The $61 billion acquisition of cloud company VMWare (NYSE: VMW) by Broadcom (NASDAQ: AVGO) has provisionally passed two of its major hurdles, but must still get approval from the U.S. Federal Trade Commission (FTC).
The European Union approved the Broadcom buyout earlier this month, while the United Kingdom's relevant regulator sanctioned the acquisition on July 19, despite previous fears that the in-depth British Competition and Markets Authority (CMA) investigation would kill the merger.
The acquisition, however, still faces an examination by the FTC. Generally, acquirers face a lengthy review process and whopping legal costs under the FTC’s purview. Even with new stringent new antitrust guidelines from the FTC and Department of Justice (DoJ), however, regulators are unlikely to be able to block large deals.
New Street Research's Blair Levin told Silverlinings he's less an expert on tech mergers than he is on telco matters, but noted that generally speaking "the Europeans are tougher on antitrust than the American courts."
Thus, while it remains to be seen whether the FTC has bought Broadcom's arguments that the VMware deal will be good for cloud competition, Levin said. "I would think if the Europeans say its okay, that would have some influence on leadership of the FTC."

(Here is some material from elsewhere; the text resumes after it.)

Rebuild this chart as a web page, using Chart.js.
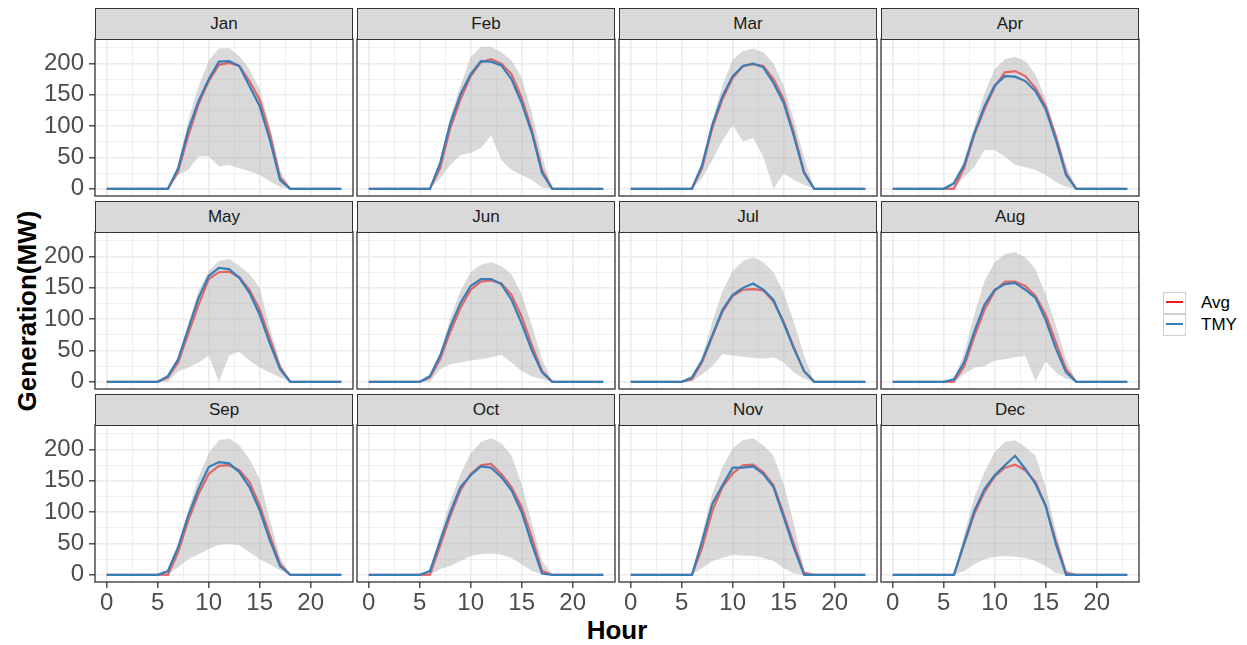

Broadcom has previously said that it expects to finalize the deal in fiscal year 2023, which closes at end of October.
Broadcom wants VMware to have access to its infrastructure software portfolio, according Broadcom CEO Hock Tan, who has said that this portfolio includes many multi-cloud and cloud-native elements. His logic is that a combined Broadcom and VMware would encourage customers to “modernize and architect their IT infrastructure” safe in the knowledge that they are backed by large-scale systems to do so.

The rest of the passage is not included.